Goal: Without including the pictures, copy out every line below.

■ ■ ■ ■ ■

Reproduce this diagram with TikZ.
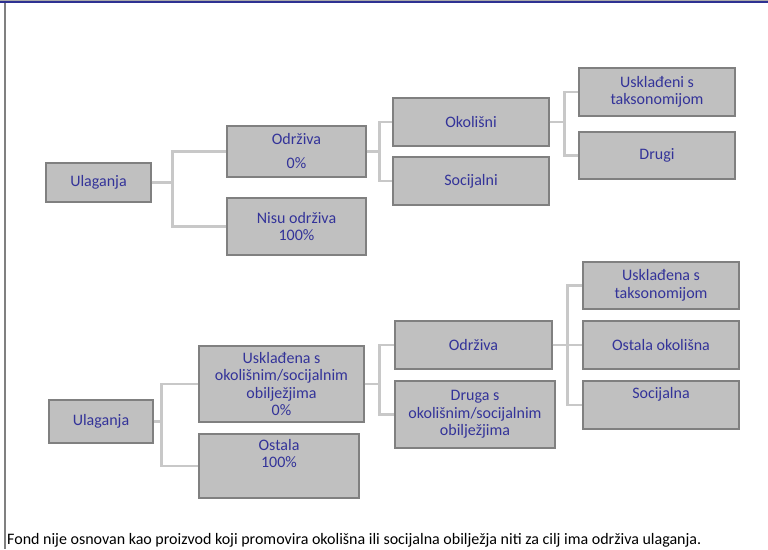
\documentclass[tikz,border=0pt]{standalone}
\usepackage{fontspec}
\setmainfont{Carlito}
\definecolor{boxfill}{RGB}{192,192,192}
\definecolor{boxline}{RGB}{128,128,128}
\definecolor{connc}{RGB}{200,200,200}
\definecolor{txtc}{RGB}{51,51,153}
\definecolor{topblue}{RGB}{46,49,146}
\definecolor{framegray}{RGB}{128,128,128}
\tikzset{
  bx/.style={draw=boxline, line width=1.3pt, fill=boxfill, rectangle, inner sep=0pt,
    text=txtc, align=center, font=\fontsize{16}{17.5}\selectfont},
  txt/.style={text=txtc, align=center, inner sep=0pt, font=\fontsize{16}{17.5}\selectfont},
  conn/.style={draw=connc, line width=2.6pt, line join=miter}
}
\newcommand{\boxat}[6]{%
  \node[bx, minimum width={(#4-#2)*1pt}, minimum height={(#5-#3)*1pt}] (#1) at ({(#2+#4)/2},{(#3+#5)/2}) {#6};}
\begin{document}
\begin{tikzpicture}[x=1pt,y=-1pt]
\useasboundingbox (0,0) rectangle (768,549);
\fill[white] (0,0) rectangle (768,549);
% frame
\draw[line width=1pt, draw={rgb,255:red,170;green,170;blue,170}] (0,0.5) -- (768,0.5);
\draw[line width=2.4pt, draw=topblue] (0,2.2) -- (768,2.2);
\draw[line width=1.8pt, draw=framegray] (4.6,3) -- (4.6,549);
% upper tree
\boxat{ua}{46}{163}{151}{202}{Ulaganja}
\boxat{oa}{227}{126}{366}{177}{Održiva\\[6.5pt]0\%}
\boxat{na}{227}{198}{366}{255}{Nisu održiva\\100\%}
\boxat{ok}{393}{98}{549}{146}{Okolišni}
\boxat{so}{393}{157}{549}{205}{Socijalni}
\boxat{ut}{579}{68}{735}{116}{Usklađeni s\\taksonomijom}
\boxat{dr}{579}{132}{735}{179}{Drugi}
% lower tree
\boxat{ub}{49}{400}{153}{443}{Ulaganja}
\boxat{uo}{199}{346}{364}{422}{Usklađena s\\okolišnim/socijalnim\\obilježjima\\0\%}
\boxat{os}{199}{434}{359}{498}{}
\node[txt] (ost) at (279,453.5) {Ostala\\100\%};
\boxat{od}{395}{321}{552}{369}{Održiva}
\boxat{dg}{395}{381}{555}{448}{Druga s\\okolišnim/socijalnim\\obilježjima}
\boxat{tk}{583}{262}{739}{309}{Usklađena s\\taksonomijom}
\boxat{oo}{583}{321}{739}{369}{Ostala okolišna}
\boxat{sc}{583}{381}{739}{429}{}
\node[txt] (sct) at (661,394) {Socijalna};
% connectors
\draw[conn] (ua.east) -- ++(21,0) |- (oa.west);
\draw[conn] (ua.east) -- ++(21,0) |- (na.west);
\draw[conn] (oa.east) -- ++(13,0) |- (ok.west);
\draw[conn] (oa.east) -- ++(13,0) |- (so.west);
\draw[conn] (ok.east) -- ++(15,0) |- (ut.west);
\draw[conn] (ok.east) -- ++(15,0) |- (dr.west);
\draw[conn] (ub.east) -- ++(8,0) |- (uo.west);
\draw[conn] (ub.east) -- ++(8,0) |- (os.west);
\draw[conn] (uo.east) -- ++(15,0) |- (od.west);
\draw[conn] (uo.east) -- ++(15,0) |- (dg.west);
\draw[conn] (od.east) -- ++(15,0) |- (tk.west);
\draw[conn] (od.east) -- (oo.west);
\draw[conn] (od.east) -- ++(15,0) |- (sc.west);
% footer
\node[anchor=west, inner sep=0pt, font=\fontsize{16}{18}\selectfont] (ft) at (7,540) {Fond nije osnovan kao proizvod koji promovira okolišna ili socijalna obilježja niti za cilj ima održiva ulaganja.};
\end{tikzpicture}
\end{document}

■ ■ ■ ■ ■

Exercise response:
Reproduce this diagram with TikZ.
\documentclass[tikz,border=0pt]{standalone}
\usepackage{fontspec}
\setmainfont{Carlito}
\definecolor{boxfill}{RGB}{192,192,192}
\definecolor{boxline}{RGB}{128,128,128}
\definecolor{connc}{RGB}{200,200,200}
\definecolor{txtc}{RGB}{51,51,153}
\definecolor{topblue}{RGB}{46,49,146}
\definecolor{framegray}{RGB}{128,128,128}
\tikzset{
  bx/.style={draw=boxline, line width=1.3pt, fill=boxfill, rectangle, inner sep=0pt,
    text=txtc, align=center, font=\fontsize{16}{17.5}\selectfont},
  txt/.style={text=txtc, align=center, inner sep=0pt, font=\fontsize{16}{17.5}\selectfont},
  conn/.style={draw=connc, line width=2.6pt, line join=miter}
}
\newcommand{\boxat}[6]{%
  \node[bx, minimum width={(#4-#2)*1pt}, minimum height={(#5-#3)*1pt}] (#1) at ({(#2+#4)/2},{(#3+#5)/2}) {#6};}
\begin{document}
\begin{tikzpicture}[x=1pt,y=-1pt]
\useasboundingbox (0,0) rectangle (768,549);
\fill[white] (0,0) rectangle (768,549);
% frame
\draw[line width=1pt, draw={rgb,255:red,170;green,170;blue,170}] (0,0.5) -- (768,0.5);
\draw[line width=2.4pt, draw=topblue] (0,2.2) -- (768,2.2);
\draw[line width=1.8pt, draw=framegray] (4.6,3) -- (4.6,549);
% upper tree
\boxat{ua}{46}{163}{151}{202}{Ulaganja}
\boxat{oa}{227}{126}{366}{177}{Održiva\\[6.5pt]0\%}
\boxat{na}{227}{198}{366}{255}{Nisu održiva\\100\%}
\boxat{ok}{393}{98}{549}{146}{Okolišni}
\boxat{so}{393}{157}{549}{205}{Socijalni}
\boxat{ut}{579}{68}{735}{116}{Usklađeni s\\taksonomijom}
\boxat{dr}{579}{132}{735}{179}{Drugi}
% lower tree
\boxat{ub}{49}{400}{153}{443}{Ulaganja}
\boxat{uo}{199}{346}{364}{422}{Usklađena s\\okolišnim/socijalnim\\obilježjima\\0\%}
\boxat{os}{199}{434}{359}{498}{}
\node[txt] (ost) at (279,453.5) {Ostala\\100\%};
\boxat{od}{395}{321}{552}{369}{Održiva}
\boxat{dg}{395}{381}{555}{448}{Druga s\\okolišnim/socijalnim\\obilježjima}
\boxat{tk}{583}{262}{739}{309}{Usklađena s\\taksonomijom}
\boxat{oo}{583}{321}{739}{369}{Ostala okolišna}
\boxat{sc}{583}{381}{739}{429}{}
\node[txt] (sct) at (661,394) {Socijalna};
% connectors
\draw[conn] (ua.east) -- ++(21,0) |- (oa.west);
\draw[conn] (ua.east) -- ++(21,0) |- (na.west);
\draw[conn] (oa.east) -- ++(13,0) |- (ok.west);
\draw[conn] (oa.east) -- ++(13,0) |- (so.west);
\draw[conn] (ok.east) -- ++(15,0) |- (ut.west);
\draw[conn] (ok.east) -- ++(15,0) |- (dr.west);
\draw[conn] (ub.east) -- ++(8,0) |- (uo.west);
\draw[conn] (ub.east) -- ++(8,0) |- (os.west);
\draw[conn] (uo.east) -- ++(15,0) |- (od.west);
\draw[conn] (uo.east) -- ++(15,0) |- (dg.west);
\draw[conn] (od.east) -- ++(15,0) |- (tk.west);
\draw[conn] (od.east) -- (oo.west);
\draw[conn] (od.east) -- ++(15,0) |- (sc.west);
% footer
\node[anchor=west, inner sep=0pt, font=\fontsize{16}{18}\selectfont] (ft) at (7,540) {Fond nije osnovan kao proizvod koji promovira okolišna ili socijalna obilježja niti za cilj ima održiva ulaganja.};
\end{tikzpicture}
\end{document}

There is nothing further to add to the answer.